▶ _Description of the task_: Give all the lines below again, exactly, with no pictures.

** START Information provided **

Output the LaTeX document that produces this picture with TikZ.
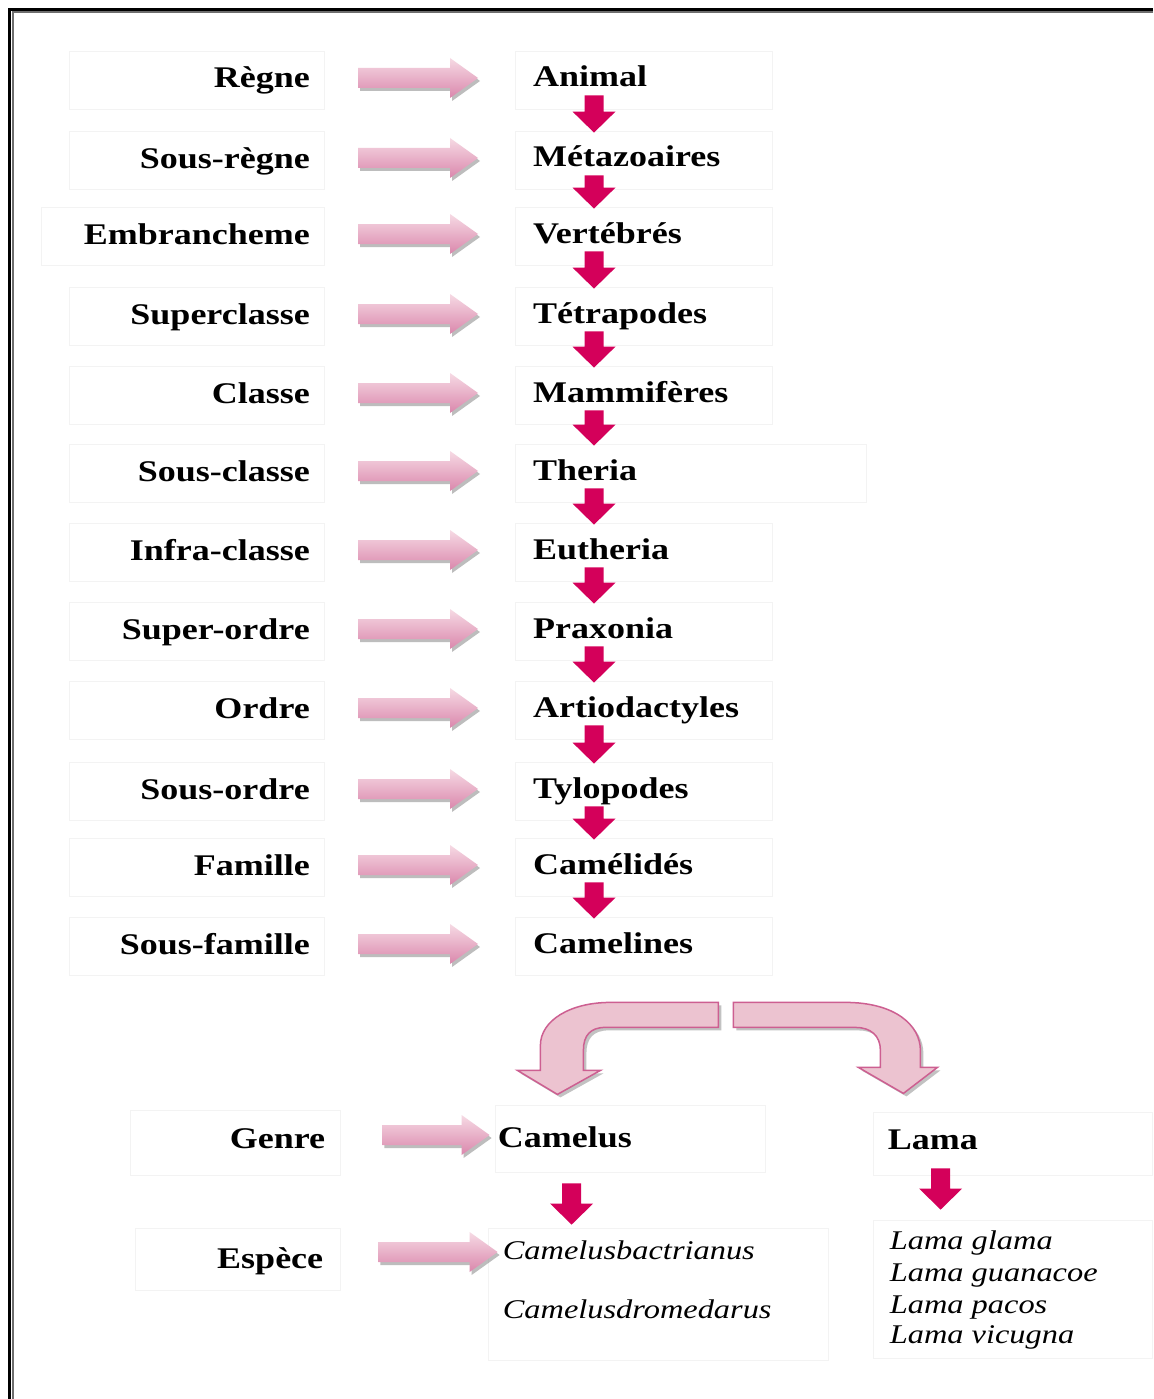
\documentclass[tikz,border=0pt]{standalone}
\usepackage{fontspec}
\newfontfamily\tnr[FakeStretch=1.2]{Liberation Serif}
\usetikzlibrary{calc}
\definecolor{crim}{RGB}{212,0,90}
\definecolor{pinkT}{RGB}{246,218,228}
\definecolor{pinkB}{RGB}{218,135,172}
\definecolor{pinkF}{RGB}{236,195,208}
\definecolor{pinkE}{RGB}{205,95,145}
\definecolor{shd}{RGB}{135,135,135}
\definecolor{faint}{RGB}{243,243,243}
\definecolor{brd}{RGB}{110,110,110}
\tikzset{
  fbox/.style={draw=faint, line width=0.8pt, inner sep=0pt},
  lab/.style={font=\tnr\bfseries\fontsize{30}{36}\selectfont, inner sep=0pt, anchor=base east},
  tax/.style={font=\tnr\bfseries\fontsize{30}{36}\selectfont, inner sep=0pt, anchor=base west},
  spc/.style={font=\tnr\itshape\fontsize{27}{32}\selectfont, inner sep=0pt, anchor=base west},
  hshadow/.style={fill=shd, opacity=0.55},
  hbody/.style={top color=pinkT, bottom color=pinkB},
  vbody/.style={fill=crim},
  cshadow/.style={fill=shd, opacity=0.5},
  cbody/.style={fill=pinkF, draw=pinkE, line width=1.5pt},
}
% horizontal block arrow: #1 = tail centre, #2 = tip (same height)
\newcommand\harr[2]{%
  \fill[hshadow] ($(#1)+(2,13)$) -- ($(#2)+(-26,13)$) -- ($(#2)+(-26,23)$) -- ($(#2)+(2,3)$)
     -- ($(#2)+(-26,-17)$) -- ($(#2)+(-26,-7)$) -- ($(#1)+(2,-7)$) -- cycle;
  \path[hbody] ($(#1)+(0,10)$) -- ($(#2)+(-28,10)$) -- ($(#2)+(-28,20)$) -- (#2)
     -- ($(#2)+(-28,-20)$) -- ($(#2)+(-28,-10)$) -- ($(#1)+(0,-10)$) -- cycle;
}
% vertical block arrow: #1 = tail centre, #2 = tip
\newcommand\varr[2]{%
  \fill[vbody] ($(#1)+(-9.5,0)$) -- ($(#2)+(-9.5,-21)$) -- ($(#2)+(-21.5,-21)$) -- (#2)
     -- ($(#2)+(21.5,-21)$) -- ($(#2)+(9.5,-21)$) -- ($(#1)+(9.5,0)$) -- cycle;
}
\begin{document}
\begin{tikzpicture}[x=1pt,y=-1pt]
\useasboundingbox (0,0) rectangle (1153,1399);
\fill[white] (0,0) rectangle (1153,1399);
% page border (top and left)
\draw[black, line width=3pt] (1153,9.5) -- (9.5,9.5) -- (9.5,1399);
\draw[brd, line width=2pt] (1153,12.5) -- (12.5,12.5) -- (12.5,1399);

% upper rows
\foreach \i/\yc/\lw/\tw/\lab/\tax in {
  1/80/255/257/Règne/Animal,
  2/160/255/257/Sous-règne/Métazoaires,
  3/236/283/257/Embrancheme/Vertébrés,
  4/316/255/257/Superclasse/Tétrapodes,
  5/395/255/257/Classe/Mammifères,
  6/473/255/351/Sous-classe/Theria,
  7/552/255/257/Infra-classe/Eutheria,
  8/631/255/257/Super-ordre/Praxonia,
  9/710/255/257/Ordre/Artiodactyles,
  10/791/255/257/Sous-ordre/Tylopodes,
  11/867/255/257/Famille/Camélidés,
  12/946/255/257/Sous-famille/Camelines}{
  \node[fbox, anchor=east, minimum width=\lw pt, minimum height=58pt] (lb\i) at (325,\yc) {};
  \node[fbox, anchor=west, minimum width=\tw pt, minimum height=58pt] (tb\i) at (515,\yc) {};
  \node[lab] (l\i) at ($(lb\i.east)+(-15,8)$) {\lab};
  \node[tax] (t\i) at ($(tb\i.west)+(18,7)$) {\tax};
  \coordinate (hs\i) at ($(lb\i.east)+(33,-2)$);
  \coordinate (he\i) at ($(tb\i.west)+(-37,-2)$);
  \harr{hs\i}{he\i}
}
\foreach \i in {1,...,11}{
  \pgfmathtruncatemacro\j{\i+1}
  \coordinate (vs\i) at ($(tb\i.south west)+(79,-14)$);
  \coordinate (ve\i) at ($(tb\j.north west)+(79,2)$);
  \varr{vs\i}{ve\i}
}

% lower part
\node[fbox, minimum width=210pt, minimum height=65pt] (gbox) at (235,1142.5) {};
\node[fbox, minimum width=270pt, minimum height=67pt] (cbox) at (630,1138.5) {};
\node[fbox, minimum width=205pt, minimum height=62pt] (ebox) at (237.5,1259) {};
\node[fbox, minimum width=340pt, minimum height=132pt] (cspbox) at (658,1294) {};
\node[fbox, minimum width=279pt, minimum height=63pt] (lbox) at (1012.5,1143.5) {};
\node[fbox, minimum width=279pt, minimum height=138pt] (lspbox) at (1012.5,1289) {};

\node[lab] (genre) at ($(gbox.east)+(-15,5.5)$) {Genre};
\node[tax] (camelus) at ($(cbox.west)+(3,8.5)$) {Camelus};
\node[tax] (lama) at ($(lbox.west)+(15,5.5)$) {Lama};
\node[lab] (espece) at ($(ebox.east)+(-17,9)$) {Espèce};
\node[spc] (cb) at ($(cspbox.west)+(15,-35)$) {Camelusbactrianus};
\node[spc] (cd) at ($(cspbox.west)+(15,24)$) {Camelusdromedarus};
\node[spc] (lg1) at ($(lspbox.west)+(17,-40)$) {Lama glama};
\node[spc] (lg2) at ($(lspbox.west)+(17,-8)$) {Lama guanacoe};
\node[spc] (lg3) at ($(lspbox.west)+(17,24)$) {Lama pacos};
\node[spc] (lg4) at ($(lspbox.west)+(17,54)$) {Lama vicugna};

\coordinate (gs) at ($(gbox.east)+(42,-7.5)$);
\coordinate (ge) at ($(cbox.west)+(-5,-3.5)$);
\harr{gs}{ge}
\coordinate (es) at ($(ebox.east)+(38,-7)$);
\coordinate (ee) at ($(cspbox.west)+(10,-42)$);
\harr{es}{ee}

\coordinate (cvs) at ($(cbox.south west)+(77,11)$);
\coordinate (cve) at ($(cspbox.north west)+(84,-3)$);
\varr{cvs}{cve}
\coordinate (lvs) at ($(lbox.south west)+(68,-7)$);
\coordinate (lve) at ($(lspbox.north west)+(68,-10)$);
\varr{lvs}{lve}

% forked curved arrows below Camelines
\coordinate (fork) at ($(tb12.south)+(82,40)$);
\begin{scope}[shift={($(fork)-(725.5,1015)$)}]
\foreach \o/\s in {3/cshadow,0/cbody}{
  \path[\s, shift={(\o,\o)}] (718,1002) -- (610,1002) .. controls (570,1002) and (540,1020) .. (540,1045)
    -- (540,1070) -- (517,1070) -- (557,1094) -- (600,1070) -- (583,1070) -- (583,1050)
    .. controls (583,1035) and (590,1027) .. (605,1027) -- (718,1027) -- cycle;
  \path[\s, shift={(\o,\o)}] (733,1002) -- (845,1002) .. controls (895,1002) and (920,1025) .. (920,1050)
    -- (920,1067) -- (937,1067) -- (903,1093) -- (858,1067) -- (880,1067) -- (880,1050)
    .. controls (880,1035) and (870,1027) .. (855,1027) -- (733,1027) -- cycle;
}
\end{scope}
\end{tikzpicture}
\end{document}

** END Information provided **

▶ _Worked answer_:
Output the LaTeX document that produces this picture with TikZ.
\documentclass[tikz,border=0pt]{standalone}
\usepackage{fontspec}
\newfontfamily\tnr[FakeStretch=1.2]{Liberation Serif}
\usetikzlibrary{calc}
\definecolor{crim}{RGB}{212,0,90}
\definecolor{pinkT}{RGB}{246,218,228}
\definecolor{pinkB}{RGB}{218,135,172}
\definecolor{pinkF}{RGB}{236,195,208}
\definecolor{pinkE}{RGB}{205,95,145}
\definecolor{shd}{RGB}{135,135,135}
\definecolor{faint}{RGB}{243,243,243}
\definecolor{brd}{RGB}{110,110,110}
\tikzset{
  fbox/.style={draw=faint, line width=0.8pt, inner sep=0pt},
  lab/.style={font=\tnr\bfseries\fontsize{30}{36}\selectfont, inner sep=0pt, anchor=base east},
  tax/.style={font=\tnr\bfseries\fontsize{30}{36}\selectfont, inner sep=0pt, anchor=base west},
  spc/.style={font=\tnr\itshape\fontsize{27}{32}\selectfont, inner sep=0pt, anchor=base west},
  hshadow/.style={fill=shd, opacity=0.55},
  hbody/.style={top color=pinkT, bottom color=pinkB},
  vbody/.style={fill=crim},
  cshadow/.style={fill=shd, opacity=0.5},
  cbody/.style={fill=pinkF, draw=pinkE, line width=1.5pt},
}
% horizontal block arrow: #1 = tail centre, #2 = tip (same height)
\newcommand\harr[2]{%
  \fill[hshadow] ($(#1)+(2,13)$) -- ($(#2)+(-26,13)$) -- ($(#2)+(-26,23)$) -- ($(#2)+(2,3)$)
     -- ($(#2)+(-26,-17)$) -- ($(#2)+(-26,-7)$) -- ($(#1)+(2,-7)$) -- cycle;
  \path[hbody] ($(#1)+(0,10)$) -- ($(#2)+(-28,10)$) -- ($(#2)+(-28,20)$) -- (#2)
     -- ($(#2)+(-28,-20)$) -- ($(#2)+(-28,-10)$) -- ($(#1)+(0,-10)$) -- cycle;
}
% vertical block arrow: #1 = tail centre, #2 = tip
\newcommand\varr[2]{%
  \fill[vbody] ($(#1)+(-9.5,0)$) -- ($(#2)+(-9.5,-21)$) -- ($(#2)+(-21.5,-21)$) -- (#2)
     -- ($(#2)+(21.5,-21)$) -- ($(#2)+(9.5,-21)$) -- ($(#1)+(9.5,0)$) -- cycle;
}
\begin{document}
\begin{tikzpicture}[x=1pt,y=-1pt]
\useasboundingbox (0,0) rectangle (1153,1399);
\fill[white] (0,0) rectangle (1153,1399);
% page border (top and left)
\draw[black, line width=3pt] (1153,9.5) -- (9.5,9.5) -- (9.5,1399);
\draw[brd, line width=2pt] (1153,12.5) -- (12.5,12.5) -- (12.5,1399);

% upper rows
\foreach \i/\yc/\lw/\tw/\lab/\tax in {
  1/80/255/257/Règne/Animal,
  2/160/255/257/Sous-règne/Métazoaires,
  3/236/283/257/Embrancheme/Vertébrés,
  4/316/255/257/Superclasse/Tétrapodes,
  5/395/255/257/Classe/Mammifères,
  6/473/255/351/Sous-classe/Theria,
  7/552/255/257/Infra-classe/Eutheria,
  8/631/255/257/Super-ordre/Praxonia,
  9/710/255/257/Ordre/Artiodactyles,
  10/791/255/257/Sous-ordre/Tylopodes,
  11/867/255/257/Famille/Camélidés,
  12/946/255/257/Sous-famille/Camelines}{
  \node[fbox, anchor=east, minimum width=\lw pt, minimum height=58pt] (lb\i) at (325,\yc) {};
  \node[fbox, anchor=west, minimum width=\tw pt, minimum height=58pt] (tb\i) at (515,\yc) {};
  \node[lab] (l\i) at ($(lb\i.east)+(-15,8)$) {\lab};
  \node[tax] (t\i) at ($(tb\i.west)+(18,7)$) {\tax};
  \coordinate (hs\i) at ($(lb\i.east)+(33,-2)$);
  \coordinate (he\i) at ($(tb\i.west)+(-37,-2)$);
  \harr{hs\i}{he\i}
}
\foreach \i in {1,...,11}{
  \pgfmathtruncatemacro\j{\i+1}
  \coordinate (vs\i) at ($(tb\i.south west)+(79,-14)$);
  \coordinate (ve\i) at ($(tb\j.north west)+(79,2)$);
  \varr{vs\i}{ve\i}
}

% lower part
\node[fbox, minimum width=210pt, minimum height=65pt] (gbox) at (235,1142.5) {};
\node[fbox, minimum width=270pt, minimum height=67pt] (cbox) at (630,1138.5) {};
\node[fbox, minimum width=205pt, minimum height=62pt] (ebox) at (237.5,1259) {};
\node[fbox, minimum width=340pt, minimum height=132pt] (cspbox) at (658,1294) {};
\node[fbox, minimum width=279pt, minimum height=63pt] (lbox) at (1012.5,1143.5) {};
\node[fbox, minimum width=279pt, minimum height=138pt] (lspbox) at (1012.5,1289) {};

\node[lab] (genre) at ($(gbox.east)+(-15,5.5)$) {Genre};
\node[tax] (camelus) at ($(cbox.west)+(3,8.5)$) {Camelus};
\node[tax] (lama) at ($(lbox.west)+(15,5.5)$) {Lama};
\node[lab] (espece) at ($(ebox.east)+(-17,9)$) {Espèce};
\node[spc] (cb) at ($(cspbox.west)+(15,-35)$) {Camelusbactrianus};
\node[spc] (cd) at ($(cspbox.west)+(15,24)$) {Camelusdromedarus};
\node[spc] (lg1) at ($(lspbox.west)+(17,-40)$) {Lama glama};
\node[spc] (lg2) at ($(lspbox.west)+(17,-8)$) {Lama guanacoe};
\node[spc] (lg3) at ($(lspbox.west)+(17,24)$) {Lama pacos};
\node[spc] (lg4) at ($(lspbox.west)+(17,54)$) {Lama vicugna};

\coordinate (gs) at ($(gbox.east)+(42,-7.5)$);
\coordinate (ge) at ($(cbox.west)+(-5,-3.5)$);
\harr{gs}{ge}
\coordinate (es) at ($(ebox.east)+(38,-7)$);
\coordinate (ee) at ($(cspbox.west)+(10,-42)$);
\harr{es}{ee}

\coordinate (cvs) at ($(cbox.south west)+(77,11)$);
\coordinate (cve) at ($(cspbox.north west)+(84,-3)$);
\varr{cvs}{cve}
\coordinate (lvs) at ($(lbox.south west)+(68,-7)$);
\coordinate (lve) at ($(lspbox.north west)+(68,-10)$);
\varr{lvs}{lve}

% forked curved arrows below Camelines
\coordinate (fork) at ($(tb12.south)+(82,40)$);
\begin{scope}[shift={($(fork)-(725.5,1015)$)}]
\foreach \o/\s in {3/cshadow,0/cbody}{
  \path[\s, shift={(\o,\o)}] (718,1002) -- (610,1002) .. controls (570,1002) and (540,1020) .. (540,1045)
    -- (540,1070) -- (517,1070) -- (557,1094) -- (600,1070) -- (583,1070) -- (583,1050)
    .. controls (583,1035) and (590,1027) .. (605,1027) -- (718,1027) -- cycle;
  \path[\s, shift={(\o,\o)}] (733,1002) -- (845,1002) .. controls (895,1002) and (920,1025) .. (920,1050)
    -- (920,1067) -- (937,1067) -- (903,1093) -- (858,1067) -- (880,1067) -- (880,1050)
    .. controls (880,1035) and (870,1027) .. (855,1027) -- (733,1027) -- cycle;
}
\end{scope}
\end{tikzpicture}
\end{document}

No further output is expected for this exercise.